Slaves to the Euro crisis
We would expect a small rally at the start of 2012 as risk appetite rises, asset
allocation into credits occurs and the probability grows of a greater policymaker
response. We would start the year with an overweight-30% on high-grade credit,
but we would not be wedded to this view for long if the sovereign prognosis
remains bleak. We see a trading market rather than a directional market for 2012
as the sovereign crisis continues to determine much of the direction of credit.

Know your benchmark in 2012
“Rich” or “cheap” is more than just about spread to Bunds now. We urge investors
to keep an eye on credit spreads vs domestic government bond spreads next
year. French names have repriced significantly wider lately because of poor
relative value vs. French sovereigns. In our view, German credits look good value
versus their sovereigns, as do UK and Dutch credits. Spanish and Italian nonfinancials
look tight. French non-financials look fair rather than great value.

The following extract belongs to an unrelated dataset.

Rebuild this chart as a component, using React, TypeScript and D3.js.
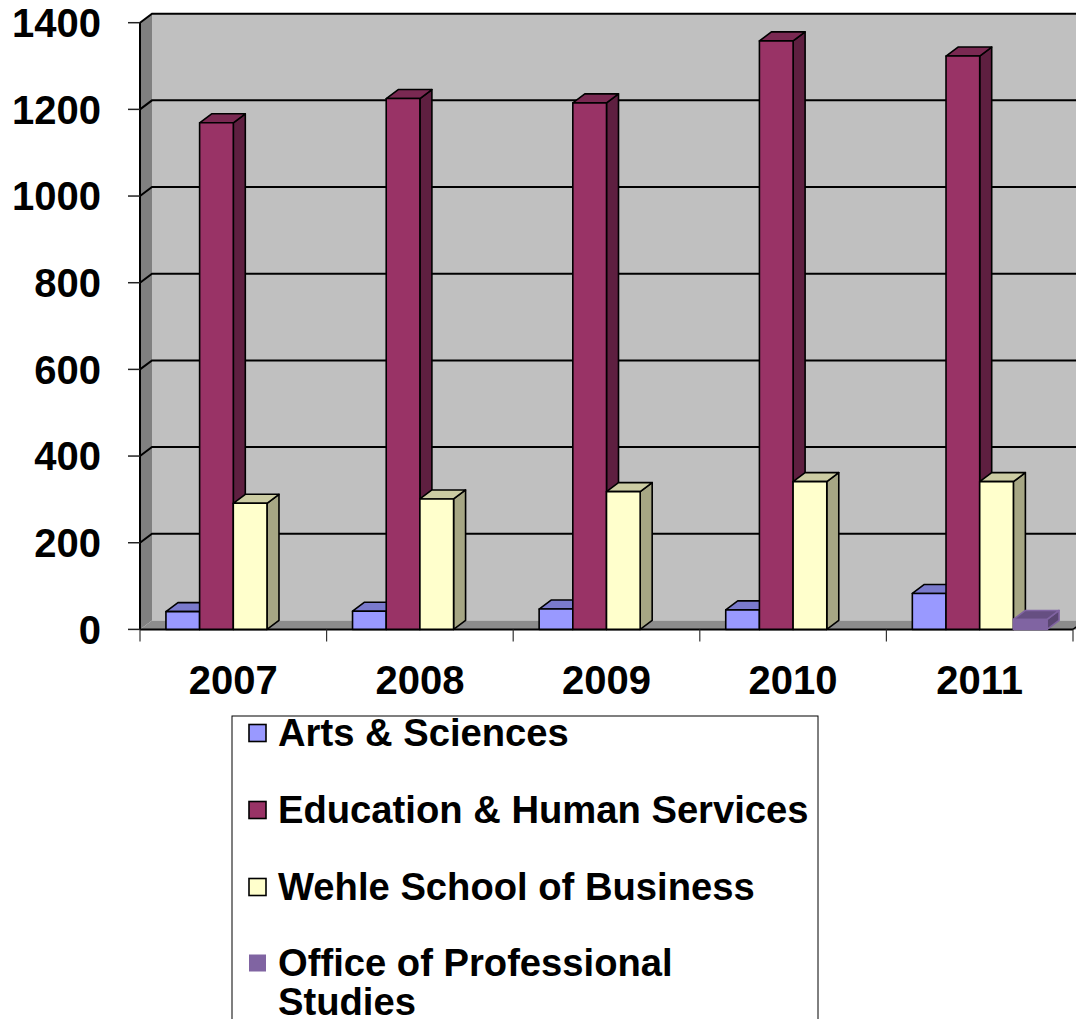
import React from "react";
import * as d3 from "d3";

const years = ["2007", "2008", "2009", "2010", "2011"];
const seriesNames = [
  "Arts & Sciences",
  "Education & Human Services",
  "Wehle School of Business",
  "Office of Professional Studies",
];
const artsSciences = [41, 42, 47, 45, 83];
const educationHuman = [1169, 1225, 1215, 1358, 1323];
const wehleBusiness = [291, 301, 318, 341, 341];
const professionalStudies = [null, null, null, null, 23];
const yTicks = [0, 200, 400, 600, 800, 1000, 1200, 1400];

// front, top, side colours per series
const palette = [
  { front: "#9999ff", top: "#7a7acc", side: "#6b6bb3", stroke: "#000" },
  { front: "#993366", top: "#7a2952", side: "#5e1f40", stroke: "#000" },
  { front: "#ffffcc", top: "#cccca3", side: "#a6a684", stroke: "#000" },
  { front: "#8064a2", top: "#664f82", side: "#5a4672", stroke: "#8064a2" },
];

const FONT = "'Liberation Sans', Arial, sans-serif";

export default function App() {
  const width = 1076;
  const height = 1019;
  const left = 140;
  const right = 1073;
  const y0 = 629.4;
  const yTop = 22.7;
  const dx = 12;
  const dy = -9;

  const values = [artsSciences, educationHuman, wehleBusiness, professionalStudies];

  const y = d3.scaleLinear().domain([0, 1400]).range([y0, yTop]);
  const x = d3.scaleBand<string>().domain(years).range([left, right]).padding(0);
  const xs = d3
    .scaleBand<string>()
    .domain(seriesNames)
    .range([0, x.bandwidth()])
    .paddingInner(0)
    .paddingOuter(0.77);

  const bw = xs.bandwidth();

  const bars: React.ReactNode[] = [];
  years.forEach((yr, ci) => {
    seriesNames.forEach((s, si) => {
      const v = values[si][ci];
      if (v == null) return;
      const c = palette[si];
      const x0 = (x(yr) ?? 0) + (xs(s) ?? 0);
      const x1 = x0 + bw;
      const yv = y(v);
      const top = `M${x0},${yv}L${x0 + dx},${yv + dy}L${x1 + dx},${yv + dy}L${x1},${yv}Z`;
      const side = `M${x1},${yv}L${x1 + dx},${yv + dy}L${x1 + dx},${y0 + dy}L${x1},${y0}Z`;
      bars.push(
        <g key={`${yr}-${si}`} stroke={c.stroke} strokeWidth={1.6} strokeLinejoin="round">
          <path d={side} fill={c.side} />
          <path d={top} fill={c.top} />
          <rect x={x0} y={yv} width={bw} height={y0 - yv} fill={c.front} />
        </g>,
      );
    });
  });

  const legendY = [733, 810, 887, 963];

  return (
    <svg
      width={width}
      height={height}
      style={{ position: "absolute", left: 0, top: 0, background: "#fff" }}
      fontFamily={FONT}
    >
      {/* back wall */}
      <rect x={left + dx} y={yTop + dy} width={right - left + 20} height={y0 - yTop} fill="#c0c0c0" />
      {/* left wall */}
      <path
        d={`M${left},${yTop}L${left + dx},${yTop + dy}L${left + dx},${y0 + dy}L${left},${y0}Z`}
        fill="#808080"
      />
      {/* floor */}
      <path
        d={`M${left},${y0}L${left + dx},${y0 + dy}L${right + dx + 20},${y0 + dy}L${right + 20},${y0}Z`}
        fill="#8c8c8c"
      />
      {/* gridlines */}
      {yTicks.slice(1).map((t) => (
        <path
          key={t}
          d={`M${left},${y(t)}L${left + dx},${y(t) + dy}L${right + dx + 20},${y(t) + dy}`}
          fill="none"
          stroke="#000"
          strokeWidth={2}
        />
      ))}
      {/* axis lines */}
      <line x1={left} x2={left} y1={yTop} y2={y0} stroke="#000" strokeWidth={2} />
      <line x1={left} x2={right} y1={y0} y2={y0} stroke="#000" strokeWidth={2} />
      <line x1={right} y1={y0} x2={right + dx} y2={y0 + dy} stroke="#000" strokeWidth={1.5} />
      {/* y ticks */}
      {yTicks.map((t) => (
        <g key={t}>
          <line x1={128} x2={left} y1={y(t)} y2={y(t)} stroke="#222" strokeWidth={1.5} />
          <text
            x={101}
            y={y(t)}
            dy="0.36em"
            textAnchor="end"
            fontSize={40}
            fontWeight="bold"
            fill="#000"
          >
            {t}
          </text>
        </g>
      ))}
      {/* x ticks */}
      {[...years.map((yr) => x(yr) ?? 0), right].map((px, i) => (
        <line key={i} x1={px} x2={px} y1={y0} y2={y0 + 12} stroke="#333" strokeWidth={1.2} />
      ))}
      {years.map((yr) => (
        <text
          key={yr}
          x={(x(yr) ?? 0) + x.bandwidth() / 2}
          y={694}
          textAnchor="middle"
          fontSize={40}
          fontWeight="bold"
          fill="#000"
        >
          {yr}
        </text>
      ))}
      {bars}
      {/* legend */}
      <rect x={232} y={716} width={586} height={340} fill="#fff" stroke="#000" strokeWidth={1} />
      {seriesNames.map((s, i) => {
        const c = palette[i];
        const cy = legendY[i];
        const lines = i === 3 ? ["Office of Professional", "Studies"] : [s];
        return (
          <g key={s}>
            <rect
              x={249}
              y={cy - 8.5}
              width={17}
              height={17}
              fill={c.front}
              stroke={i === 3 ? "none" : "#000"}
              strokeWidth={1.6}
            />
            {lines.map((ln, li) => (
              <text
                key={li}
                x={278}
                y={cy + 13 + li * 39}
                fontSize={38.2}
                fontWeight="bold"
                fill="#000"
              >
                {ln}
              </text>
            ))}
          </g>
        );
      })}
    </svg>
  );
}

Non-financials fairly safe for another year
We still see “core” non-financials faring relatively well next year, even if recession
hits. Maturing corporate debt isn’t demanding, cash holdings are strong and
spreads already discount a further earnings drop of about 25%. Defensiveness
and capital preservation remain paramount for credit selection, in our view.

The great opportunities as well as risks
Loan refinancings are a lot more demanding next year (€500bn) and banks are
preoccupied with deleveraging. We don’t think this means the end of loan
financing for large-cap, “relationship” non-financials, but funding could become
trickier for mid-tier companies. We expect companies to term-out some of their
loan financing into bonds next year, even if for precautionary purposes.

More corps, less fins
We expect fixed-rate senior unsecured issuance to fall 35% in 2012 vs 2011.
Conversely, we think non-financial supply could rise 20%.

Sectors – go for global
We have made some changes at the sector level. We upgrade consumers to ow-
30% given their global sales profile. We still remain uw-30% on retail however
given austerity. Senior banks is still an ow-30% as the market shrinks, but sub
debt is now uw-30%. Insurance fundamentals still justify an ow-30%. We have
reduced steel to uw-30% given waning steel demand.